When it comes to accelerating floating point, the current trend has been towards Graphical Processing Units (GPUs). While GPUs have been around for about a decade now, it wasn’t until the NVIDIA Tesla debuted that they were viewed as a real computational accelerator. GPUs are also suitable for the third workload model vector processing. In essence, GPUs can kill two birds with one computational stone. Another solution that can also accelerate certain types of floating-point operations are digital signal processing (DSP) engines. DSPs are very good at real-world computational problems that have a high degree of multiple-accumulates and matrix operations. Here is where some accelerator boards are stronger than others. While the Broadcom Stingray only has a cryptographic engine designed to handle single-pass hashing and encryption/decryption (both scaler tasks) it lacks any sort of added acceleration for floating-point math. Mellanox’s Bluefield chip also doesn’t include any silicon specifically dedicated to floating-point. What they do promote is the fact that Bluefield provides GPUDirect so the processor can communicate directly with GPUs on another PCIe card. NXP only has ARM cores, so no additional floating-point support is provided. By contrast, Xilinx’s Versal architecture includes anywhere from 472 to 3,984 DSP engines depending on the chip series and model.

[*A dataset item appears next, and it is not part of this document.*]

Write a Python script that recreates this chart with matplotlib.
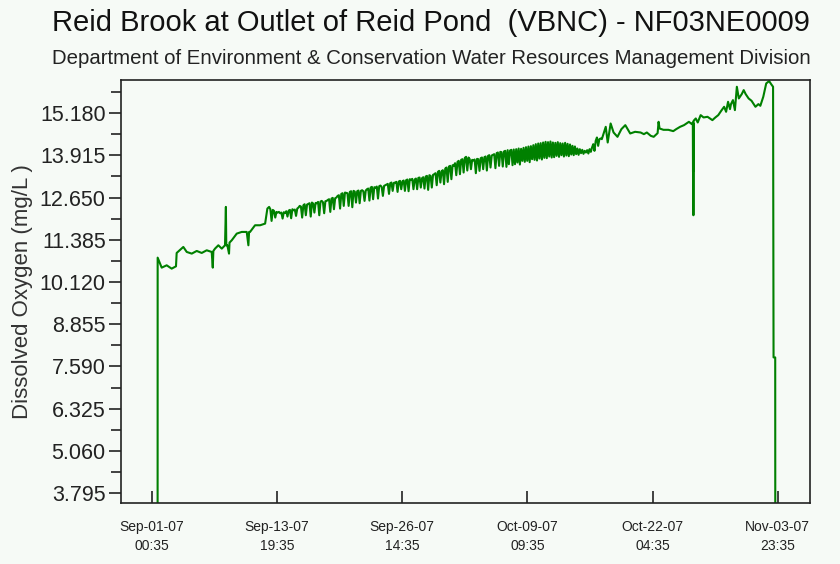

Artificial Intelligence (AI) workloads leverage vector processing but instead of high precision floating point, they only require low precision or integer numbers. Again Broadcom, Mellanox, and NXP all fall short as they don’t include any silicon to process these workloads directly. Mellanox as mentioned earlier, does support GPUDirect for passing AI workloads to another PCIe board but that’s a far cry from on-chip dedicated silicon. Xilinx’s Versal architecture includes anywhere from 128 to 400 AI engines for accelerating these workloads.

Finally, the most significant differentiator is the inclusion of FPGA logic, also known as adaptable engines. This is something unique to only Xilinx accelerator cards. This is the capability to take frequently called upon routines written in C/C++ and port them over to dedicated logic which can improve the performance of a routine by at least 8X.

In the case of Xilinx’s new Versal architecture, the senior officer is an ARM Cortex-R5 for real-time workloads. The junior one officer, and the one who does much of the work, is an ARM Cortex-A72 quad-core processor. The two ARM engines are primarily for control plane functions. Then Versal has AI cores, DSP engines, and adaptable engines (FPGA logic) to accelerate the volumetric workloads. When it comes to application acceleration in hardware the Xilinx Versal is the A-Team!